To make a positive association again with going out. I tackled mines problem
by taking him in the car (he was Ok with the Car) starting in quiet areas like the park away from traffic, where he could have fun without being stressed and build up his confidence again. After he was happier and more relaxed, we progressed to small bursts of quiet roads, where he would only encounter a car or two, then a bit longer on that type of "roadwork" then a short burst of a little bit busier road, then a little longer, and so on and so on building up to really busy roads when he could cope.

Another way to get them used to traffic, is if you can find a location where you can get away from traffic but hear it at a distance, starting at a distance he can cope with, praising and treating when he doesnt show fear.
Then as he learns to cope more, you move slowly nearer and nearer, until he can cope with visual and traffic going past nearby.

With any fear related behaviour, you cannot rush any stage, you have to do it at the dogs pace. If you do not feel confident enough, it would possibly be an idea to have a chat too and think about getting a behaviourist.
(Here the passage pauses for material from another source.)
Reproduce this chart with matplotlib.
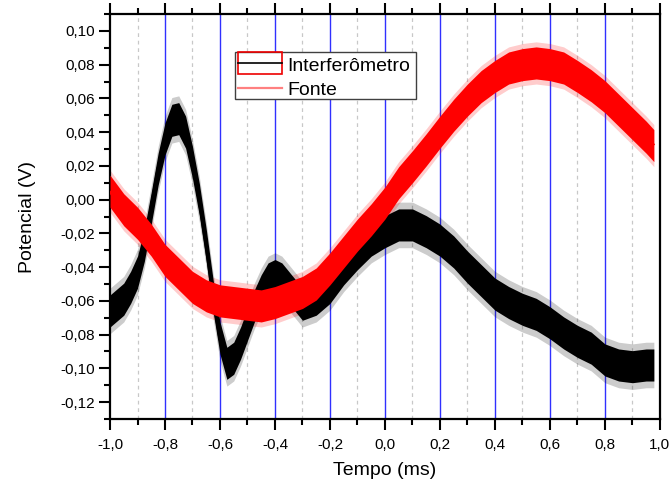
import matplotlib
matplotlib.use("Agg")
import matplotlib.pyplot as plt
import numpy as np
from matplotlib.ticker import MultipleLocator, FuncFormatter
from matplotlib.patches import Rectangle

plt.rcParams['font.family'] = ['Liberation Sans', 'DejaVu Sans']

# Interferometer trace: time (ms) and mean level (V)
t_interf = [-1.0, -0.95, -0.925, -0.9, -0.875, -0.85, -0.825, -0.80, -0.775,
            -0.75, -0.725, -0.70, -0.675, -0.65, -0.625, -0.60, -0.575, -0.55,
            -0.525, -0.50, -0.475, -0.45, -0.425, -0.40, -0.375, -0.35, -0.30,
            -0.25, -0.20, -0.15, -0.10, -0.05, 0.0, 0.05, 0.10, 0.15, 0.20,
            0.25, 0.30, 0.35, 0.40, 0.45, 0.50, 0.55, 0.60, 0.65, 0.70, 0.75,
            0.80, 0.85, 0.90, 0.95, 0.978]
v_interf = [-0.066, -0.059, -0.052, -0.043, -0.027, -0.005, 0.018, 0.036, 0.047,
            0.048, 0.040, 0.022, 0.000, -0.027, -0.057, -0.082, -0.097, -0.094,
            -0.085, -0.074, -0.063, -0.054, -0.047, -0.045, -0.047, -0.052, -0.062,
            -0.059, -0.052, -0.041, -0.032, -0.024, -0.019, -0.015, -0.015, -0.019, -0.024,
            -0.031, -0.040, -0.048, -0.056, -0.061, -0.065, -0.068, -0.073, -0.079, -0.084, -0.088,
            -0.095, -0.098, -0.099, -0.098, -0.098]

# Source trace: time (ms) and mean level (V)
t_fonte = [-1.0, -0.95, -0.9, -0.85, -0.8, -0.75, -0.7, -0.65, -0.6, -0.55, -0.5,
           -0.45, -0.4, -0.35, -0.3, -0.25, -0.2, -0.15, -0.1, -0.05, 0.0, 0.05,
           0.1, 0.15, 0.2, 0.25, 0.3, 0.35, 0.4, 0.45, 0.5, 0.55, 0.6, 0.65, 0.7,
           0.75, 0.8, 0.85, 0.9, 0.95, 0.978]
v_fonte = [0.005, -0.006, -0.014, -0.024, -0.036, -0.044, -0.052, -0.057, -0.060,
           -0.061, -0.062, -0.063, -0.061, -0.058, -0.055, -0.050, -0.041, -0.031,
           -0.021, -0.012, -0.002, 0.010, 0.0195, 0.0295, 0.040, 0.050, 0.059, 0.067,
           0.073, 0.078, 0.080, 0.081, 0.080, 0.078, 0.073, 0.0675, 0.061, 0.053,
           0.045, 0.037, 0.032]

# Noise band half-widths (V): dense core and sparse spike fringe
core_interf, spike_interf = 0.0095, 0.0135
core_fonte, spike_fonte = 0.0095, 0.0125

series_labels = ['Interferômetro', 'Fonte']

x_ticks_major = [-1.0, -0.8, -0.6, -0.4, -0.2, 0.0, 0.2, 0.4, 0.6, 0.8, 1.0]
x_ticks_minor = [-0.9, -0.7, -0.5, -0.3, -0.1, 0.1, 0.3, 0.5, 0.7, 0.9]

fig = plt.figure(figsize=(6.72, 4.88), dpi=100)
ax = fig.add_axes([0.1637, 0.1414, 0.8183, 0.8299])


def draw_trace(t, v, core, spike, color):
    t = np.asarray(t)
    v = np.asarray(v)
    ax.fill_between(t, v - spike, v + spike, color=color, alpha=0.2,
                    linewidth=0, zorder=2)
    ax.fill_between(t, v - core, v + core, color=color, linewidth=0, zorder=3)
    ax.plot(t, v, color=color, linewidth=2.5, solid_capstyle='butt',
            solid_joinstyle='round', zorder=3)


draw_trace(t_interf, v_interf, core_interf, spike_interf, 'black')
draw_trace(t_fonte, v_fonte, core_fonte, spike_fonte, '#ff0000')

# Vertical grid: blue at major ticks, dashed gray at minor ticks
for xv in x_ticks_major[1:-1]:
    ax.axvline(xv, color='#3030ff', linewidth=1.0, zorder=1)
for xv in x_ticks_minor:
    ax.axvline(xv, color='#c8c8c8', linewidth=0.9, linestyle=(0, (3, 3)), zorder=1)

ax.set_xlim(-1.0, 1.0)
ax.set_ylim(-0.13, 0.11)

ax.xaxis.set_major_locator(MultipleLocator(0.2))
ax.xaxis.set_minor_locator(MultipleLocator(0.1))
ax.yaxis.set_major_locator(MultipleLocator(0.02))
ax.yaxis.set_minor_locator(MultipleLocator(0.01))


def comma_fmt(decimals):
    def f(val, pos):
        s = f"{round(val, decimals) + 0.0:.{decimals}f}"
        return s.replace('.', ',')
    return FuncFormatter(f)


ax.xaxis.set_major_formatter(comma_fmt(1))
ax.yaxis.set_major_formatter(comma_fmt(2))

ax.tick_params(which='both', direction='out', top=True, right=False,
               labeltop=False, width=1.5, labelsize=11, colors='black')
ax.tick_params(which='major', length=8, pad=3)
ax.tick_params(which='minor', length=4.5)
ax.tick_params(axis='x', which='major', pad=6)

for sp in ax.spines.values():
    sp.set_linewidth(1.6)
    sp.set_color('black')

ax.set_xlabel('Tempo (ms)', fontsize=14, labelpad=7)
ax.set_ylabel('Potencial (V)', fontsize=14, labelpad=17)

# Legend box drawn in axes coordinates
tr = ax.transAxes
ax.add_patch(Rectangle((0.2273, 0.7901), 0.3291, 0.1168, transform=tr,
                       facecolor='white', edgecolor='#404040', linewidth=1.0,
                       zorder=6))
ax.add_patch(Rectangle((0.2320, 0.8519), 0.0815, 0.0541, transform=tr,
                       fill=False, edgecolor='#ee0000', linewidth=1.2, zorder=7))
ax.plot([0.2327, 0.3133], [0.8790, 0.8790], transform=tr, color='black',
        linewidth=1.2, zorder=7)
ax.plot([0.2327, 0.3133], [0.8180, 0.8180], transform=tr, color='#ff8080',
        linewidth=1.6, zorder=7)
ax.text(0.3218, 0.8600, series_labels[0], transform=tr, fontsize=14,
        va='baseline', ha='left', zorder=8)
ax.text(0.3218, 0.8000, series_labels[1], transform=tr, fontsize=14,
        va='baseline', ha='left', zorder=8)

fig.savefig('out.png', dpi=100)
They would assess him and give you a tailor made programme to sort the ptoblem out and give you support and guidance through the programme. If thats something you would like to consider. CAPBT - COAPE Association of Pet Behaviourists and Trainers E-Mail [email protected] should find you a COAPE Association of Pet Behaviourists and Trainers member in your area.


----------



## km1617

Thanks very much for the information you have provided. I will definitely do what I can.


----------



## Doolally

First of all i'd get him checked over by a vet - it could be something to do with his hearing or eyesight.

It's starting to get dark earlier now so it could be to do with this - have you ever walked him in the dark/twilight before?

My dog was attacked by 2 dogs a few years ago....straight after he refused to walk at all, fair enough, but then he would start a walk and all of a sudden stop, and there was nothing I could work out that was the trigger for it, it could have been a smell, a far off noise, who knows, but to be honest, what it was didn't really matter...I just had to increase his confidence in me, so that he knew no matter what worried him he was safe with me.

It did take me a year to get him fully over it. A DAP collar really helped, I could tell when it was coming to the end of the 4weeks as he would get worse. I did consider getting a Thunder shirt, but never needed it in the end. 
I worked really really hard to perfect his 'touch' command around the house/garden etc. That way when he got 'stuck' (and his getting 'stuck' was cowering down shaking refusing to move), I could get him to target touch my hand to get him moving again. I learnt to read his body language in the minutest detail, so in the split second before he got 'stuck' I could see it and get him into a really intense chase or tuggy game so he never had the chance to think about what it was that was going to worry him. I did a lot more clicker training with him in general as clicker training increases a dogs confidence and the more confident a dog is in one situation the more confident he's likely to be in other situations


----------



## JessiesGirl

Back at our old house, my dog would sometimes seem startled during a walk and then drag me back to the house. It took me quite awhile to figure out why, as the only thing that seemed consistent was that approximately half the time, she'd smell a bush and then this behavior began. 

One day, I finally saw a cat paw coming out from the bush to swat her and realized that my dog was put off by feral cats. (Unfortunately, they were a huge problem at our last house and my dog has alway been fearful of cats.) Sometimes she'd actually have to see a cat to run back to the house, but other times she could just smell them and want to go right back indoors.

As your issue seems to happen at twilight and in darkness, I'd wonder if there may be some animal that comes out then. Raccoons would be a good candidate here, though I don't know what might be in your area.


----------



## Malmum

Could have heard fireworks you haven' t noticed, had some go off round here recently.
Flynn, 3 1/2, wouldn't go out after dark recently because of them even if none had gone off so I bought him a thundershirt and he's fine now. Of course he won't go out if fireworks are actually going off but I put his thundershirt on in the house on those occasions and he just goes to sleep.
Without it he would pace the floor and try to hide.


----------



## newfiesmum

km1617 said:


> There haven't been any fireworks around my area lately so I don't think it is that. It's very confusing.


Just because you haven't heard any fireworks doesn't mean he hasn't. My dog is afraid of loud noises because some idiot went and let off fireworks when he was a puppy and sleeping in the garden, two weeks before firework night.

It could be lots of things, by if I were you I would start by changing the routine, if it is possible, and taking him out the back door.


----------